Justina Ireland, Dread Nation
If social media is anything to judge by, zombies are everyone’s least favorite supernatural menace. I happen to adore iZombie‘s brain-eating clairvoyant detective Liv Moore and Discworld‘s Dead Rights activist-cum-Night Watch constable Reg Shoe (because honestly, why wouldn’t you love a zombie who sports a “Glad to be Gray” badge?), but it seems that in general, zombies try our collective patience, since we tend to think of them as the mindless, murderous hordes that populate the land on The Walking Dead. They’re not clever or calculating. They don’t have poisonous ambitions for world conquest. And Warm Bodies notwithstanding, they don’t work well as potential love interests or sexy seducers. There just isn’t much one can expect from them.
But if general zombie behavior can be a bit on the predictable side, they can have a sizable impact on history. Let us say, for instance, that during the bloodiest battle of the American Civil War, the dead rose from their graves to attack the living, whereupon the war came to an abrupt end as both sides came together to fight the common enemy. The living have been trying to hold off the advancing undead ever since. It’s the 1870s, and two distinct philosophies have arisen to answer the question of why the dead awakened. One claims this “shambler” apocalypse is a punishment for the evil of slavery, and Americans must build a better, more just society. The other insists that the shamblers are a punishment for the war itself, in which brother fought brother, and the pre-war social structure which placed African-Americans at the very bottom must be preserved. Those who hold the latter view are keen to use African-Americans as shambler fodder to keep whites safe, for such is the duty of slaves, after all.
This is the context in which Justina Ireland’s YA fantasy adventure novel Dread Nation is set. We see this world through the eyes of Jane McKeene, who believes herself to be the daughter of a plantation mistress and a black man, and who is studying, along with a number of other African-American girls, to be an “Attendant” — a shambler-slaying protector and companion to a white lady. When it comes to killing shamblers, Jane is second to none, but in the course of the novel, she’s confronted by some painful and horrifying truths about the system in which she is caught.

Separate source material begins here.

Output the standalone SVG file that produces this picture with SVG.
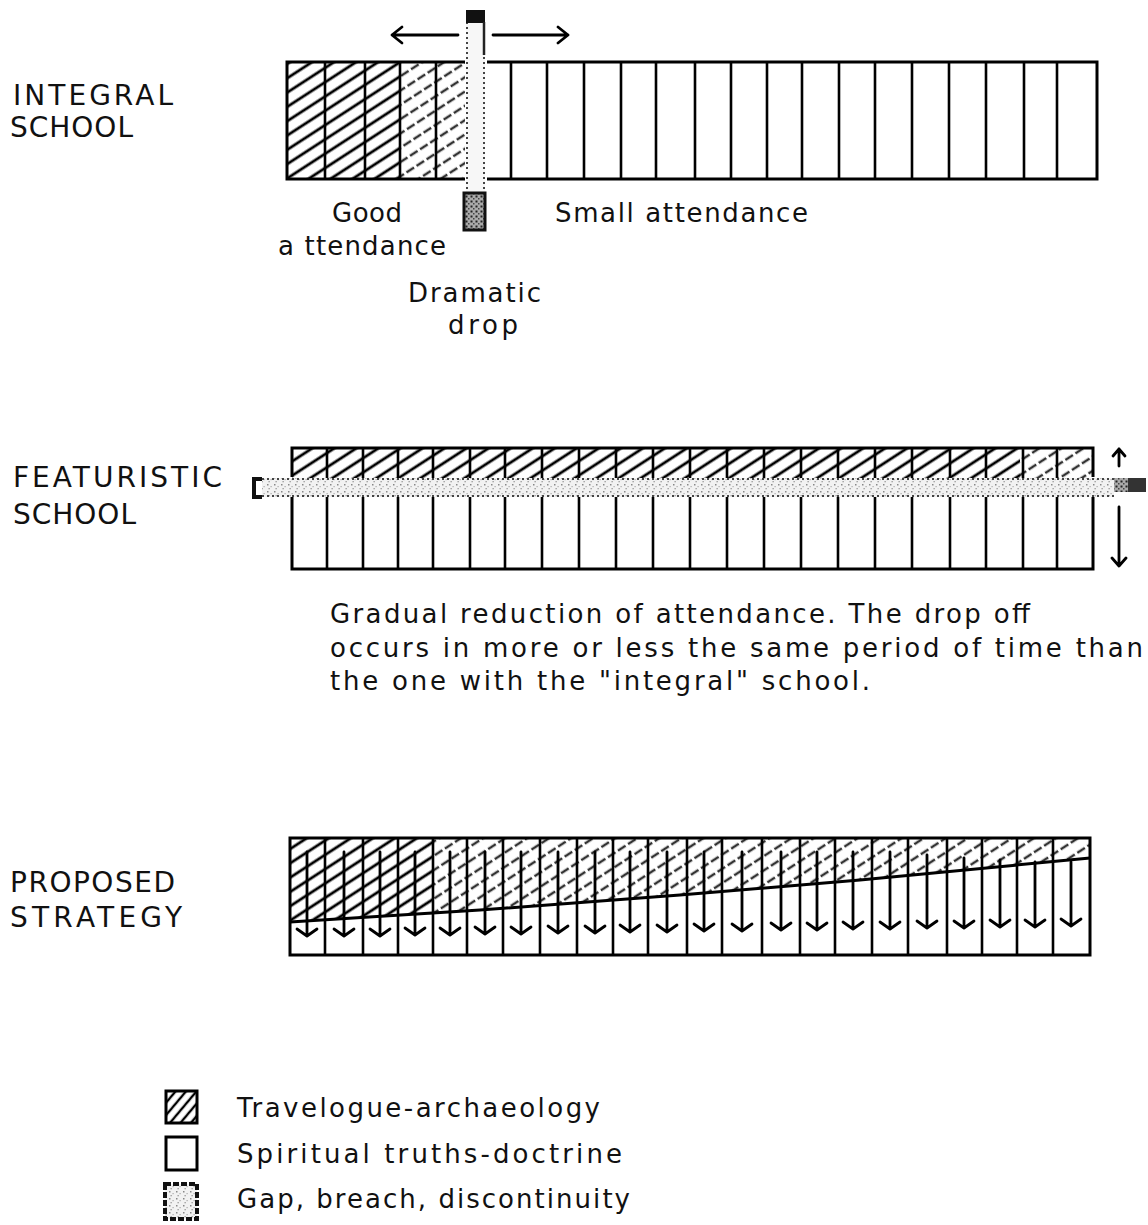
<svg xmlns="http://www.w3.org/2000/svg" width="1148" height="1225" viewBox="0 0 1148 1225">
<defs>
<style>
text{font-family:"DejaVu Sans","Liberation Sans",sans-serif;fill:#111;}
.lbl{font-size:28px;}
.txt{font-size:26px;}
.frame{fill:none;stroke:#000;stroke-width:3;}
.div{stroke:#000;stroke-width:2.6;fill:none;}
.dot{stroke:#444;stroke-width:2;stroke-dasharray:2 3;fill:none;}
.arr{stroke:#000;stroke-width:2.8;fill:none;stroke-linecap:round;stroke-linejoin:round;}
</style>
<pattern id="hatch" patternUnits="userSpaceOnUse" width="12" height="12" patternTransform="rotate(-33)">
<line x1="-1" y1="6" x2="13" y2="6" stroke="#000" stroke-width="2.8"/>
</pattern>
<pattern id="hatchFaint" patternUnits="userSpaceOnUse" width="12" height="12" patternTransform="rotate(-33)">
<line x1="-1" y1="6" x2="13" y2="6" stroke="#333" stroke-width="2.4" stroke-dasharray="5 3"/>
</pattern>
<pattern id="hatchLegend" patternUnits="userSpaceOnUse" width="8" height="8" patternTransform="rotate(-50)">
<line x1="-1" y1="4" x2="9" y2="4" stroke="#000" stroke-width="2.4"/>
</pattern>
<pattern id="speckle" patternUnits="userSpaceOnUse" width="7" height="7">
<rect width="7" height="7" fill="#f2f2f2"/>
<rect x="1" y="1" width="1.5" height="1.5" fill="#888"/>
<rect x="4.5" y="3" width="1.2" height="1.2" fill="#aaa"/>
<rect x="2.5" y="5" width="1.3" height="1.3" fill="#999"/>
</pattern>
<pattern id="speckleDark" patternUnits="userSpaceOnUse" width="5" height="5">
<rect width="5" height="5" fill="#aaa"/>
<rect x="0.5" y="0.5" width="2" height="2" fill="#222"/>
<rect x="3" y="3" width="1.5" height="1.5" fill="#444"/>
</pattern>
</defs>

<!-- INTEGRAL SCHOOL -->
<g id="integral-school">
<text class="lbl" x="13" y="105" textLength="160" lengthAdjust="spacing">INTEGRAL</text>
<text class="lbl" x="10" y="137" textLength="123" lengthAdjust="spacing">SCHOOL</text>
<rect x="287" y="62" width="113" height="117" fill="url(#hatch)"/>
<rect x="400" y="62" width="65" height="117" fill="url(#hatchFaint)"/>
<path class="frame" d="M465,62 H287 V179 H465 M487,62 H1097 V179 H487"/>
<path class="div" d="M325,62V179 M365,62V179 M400,62V179 M436,62V179 M511,62V179 M547,62V179 M584,62V179 M621,62V179 M656,62V179 M695,62V179 M731,62V179 M767,62V179 M802,62V179 M839,62V179 M875,62V179 M912,62V179 M949,62V179 M986,62V179 M1024,62V179 M1057,62V179"/>
<text class="txt" x="332" y="222" textLength="70" lengthAdjust="spacing">Good</text>
<text class="txt" x="278" y="255" textLength="168" lengthAdjust="spacing">a ttendance</text>
<text class="txt" x="555" y="222" textLength="253" lengthAdjust="spacing">Small attendance</text>
<text class="txt" x="408" y="302" textLength="133" lengthAdjust="spacing">Dramatic</text>
<text class="txt" x="448" y="334" textLength="70" lengthAdjust="spacing">drop</text>
</g>

<!-- Gap bar of integral school -->
<g id="integral-gap">
<rect x="466" y="12" width="19" height="216" fill="#f7f7f7"/>
<path class="dot" d="M467,22V200 M484,22V200"/>
<rect x="466" y="10" width="19" height="13" fill="#111"/>
<path d="M484,22V55" stroke="#222" stroke-width="2.5"/>
<rect x="464" y="193" width="21" height="37" fill="url(#speckleDark)" stroke="#111" stroke-width="3"/>
</g>

<!-- FEATURISTIC SCHOOL -->
<g id="featuristic-school">
<text class="lbl" x="13" y="487" textLength="209" lengthAdjust="spacing">FEATURISTIC</text>
<text class="lbl" x="13" y="524" textLength="123" lengthAdjust="spacing">SCHOOL</text>
<rect x="292" y="448" width="728" height="30" fill="url(#hatch)"/>
<rect x="1020" y="448" width="73" height="30" fill="url(#hatchFaint)"/>
<path class="frame" d="M292,477 V448 H1093 V477 M292,497 V569 H1093 V497"/>
<path class="div" d="M327,448V569 M363,448V569 M398,448V569 M433,448V569 M470,448V569 M505,448V569 M542,448V569 M579,448V569 M616,448V569 M653,448V569 M690,448V569 M727,448V569 M764,448V569 M801,448V569 M838,448V569 M875,448V569 M912,448V569 M950,448V569 M986,448V569 M1023,448V569 M1057,448V569"/>
<text class="txt" x="330" y="623" textLength="700" lengthAdjust="spacing">Gradual reduction of attendance. The drop off</text>
<text class="txt" x="330" y="657" textLength="813" lengthAdjust="spacing">occurs in more or less the same period of time than</text>
<text class="txt" x="330" y="690" textLength="540" lengthAdjust="spacing">the one with the "integral" school.</text>
</g>

<!-- Gap band of featuristic school -->
<g id="featuristic-gap">
<rect x="262" y="478" width="852" height="19" fill="url(#speckle)"/>
<path class="dot" d="M262,479H1114 M262,496H1114"/>
<path d="M262,479 H254 V497 H262" fill="none" stroke="#111" stroke-width="4"/>
<rect x="1114" y="478" width="32" height="14" fill="url(#speckleDark)"/>
<rect x="1128" y="478" width="18" height="14" fill="#333"/>
</g>

<!-- PROPOSED STRATEGY -->
<g id="proposed-strategy">
<text class="lbl" x="10" y="892" textLength="165" lengthAdjust="spacing">PROPOSED</text>
<text class="lbl" x="10" y="927" textLength="172" lengthAdjust="spacing">STRATEGY</text>
<clipPath id="upperStrong"><path d="M290,838 H433 V914 L290,922 Z"/></clipPath>
<clipPath id="upperFaint"><path d="M433,838 H1090 V858 L860,880 L680,895 L480,910 L433,914 Z"/></clipPath>
<rect x="290" y="838" width="143" height="90" fill="url(#hatch)" clip-path="url(#upperStrong)"/>
<rect x="433" y="838" width="657" height="80" fill="url(#hatchFaint)" clip-path="url(#upperFaint)"/>
<rect class="frame" x="290" y="838" width="800" height="117"/>
<path class="div" d="M325,838V955 M363,838V955 M398,838V955 M433,838V955 M467,838V955 M503,838V955 M540,838V955 M577,838V955 M613,838V955 M648,838V955 M687,838V955 M722,838V955 M762,838V955 M800,838V955 M835,838V955 M872,838V955 M908,838V955 M947,838V955 M982,838V955 M1017,838V955 M1053,838V955"/>
<path d="M290,922 L480,910 L680,895 L860,880 L1090,858" fill="none" stroke="#000" stroke-width="3"/>
</g>

<!-- Connectors / arrows -->
<g id="connectors">
<path class="arr" d="M458,35 H392 M402,27 L392,35 L402,43"/>
<path class="arr" d="M493,35 H568 M558,27 L568,35 L558,43"/>
<path class="arr" d="M1119,466 V449 M1113,456 L1119,449 L1125,456"/>
<path class="arr" d="M1119,507 V566 M1112,558 L1119,566 L1126,558"/>
<g class="arr">
<path d="M307,852V936 M297,929L307,936L317,929"/>
<path d="M344,852V936 M334,929L344,936L354,929"/>
<path d="M380,852V936 M370,929L380,936L390,929"/>
<path d="M415,852V935 M405,928L415,935L425,928"/>
<path d="M450,852V935 M440,928L450,935L460,928"/>
<path d="M485,852V934 M475,927L485,934L495,927"/>
<path d="M521,852V934 M511,927L521,934L531,927"/>
<path d="M558,852V933 M548,926L558,933L568,926"/>
<path d="M595,852V933 M585,926L595,933L605,926"/>
<path d="M630,852V932 M620,925L630,932L640,925"/>
<path d="M667,852V932 M657,925L667,932L677,925"/>
<path d="M704,852V931 M694,924L704,931L714,924"/>
<path d="M742,852V931 M732,924L742,931L752,924"/>
<path d="M781,852V930 M771,923L781,930L791,923"/>
<path d="M817,852V930 M807,923L817,930L827,923"/>
<path d="M853,852V929 M843,922L853,929L863,922"/>
<path d="M890,852V929 M880,922L890,929L900,922"/>
<path d="M927,855V928 M917,921L927,928L937,921"/>
<path d="M964,858V928 M954,921L964,928L974,921"/>
<path d="M1000,860V927 M990,920L1000,927L1010,920"/>
<path d="M1035,862V927 M1025,920L1035,927L1045,920"/>
<path d="M1071,862V926 M1061,919L1071,926L1081,919"/>
</g>
</g>

<!-- Legend -->
<g id="legend">
<rect x="166" y="1091" width="31" height="32" fill="url(#hatchLegend)" stroke="#000" stroke-width="3"/>
<text class="txt" x="237" y="1117" textLength="363" lengthAdjust="spacing">Travelogue-archaeology</text>
<rect x="166" y="1137" width="31" height="33" fill="#fff" stroke="#000" stroke-width="3"/>
<text class="txt" x="237" y="1163" textLength="385" lengthAdjust="spacing">Spiritual truths-doctrine</text>
<rect x="165" y="1184" width="32" height="35" fill="url(#speckle)" stroke="#111" stroke-width="4" stroke-dasharray="6 2"/>
<text class="txt" x="237" y="1208" textLength="393" lengthAdjust="spacing">Gap, breach, discontinuity</text>
</g>
</svg>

Jane is the novel’s chief selling point, a smart, brave, resourceful heroine who takes no BS from anyone. When others try to strip her of her power and indeed her very personhood, she fights back with all her will and holds tight to her belief in herself. When she makes mistakes, she learns from them, and when she faces heartache, she keeps moving forward. Ireland uses first-person POV to bring her to life, and while many a first-person narrator in YA fiction may come across as shallow and generic, Jane’s voice is richly distinct. Hers is a unique and individual mindset, brash and acerbic yet ever keen to see justice done.
Another point in the novel’s favor is its prioritizing of friendship over romance. We do get glimpses of Jane’s attraction to a rakish acquaintance, but she’s too busy battling shamblers and the corrupt leaders of a Western settlement to lose herself in love. Her most important relationship is with Katherine, a fellow academy student who, when we first meet her, has all the earmarks of an archetypal Mean Girl. Because Katherine is Jane’s pet aversion, we’re inclined to judge her harshly at first. Yet it turns out that underestimating and undervaluing her beautiful acquaintance is Jane’s biggest mistake. Slowly but surely, step by step, a bond forms between the two girls, and by the end they’re in the adventure together, trusting and supporting one another. I look forward to seeing how their relationship progresses in the next book.
This novel, along with Children of Blood and Bone, has me excited about the future of YA fantasy fiction.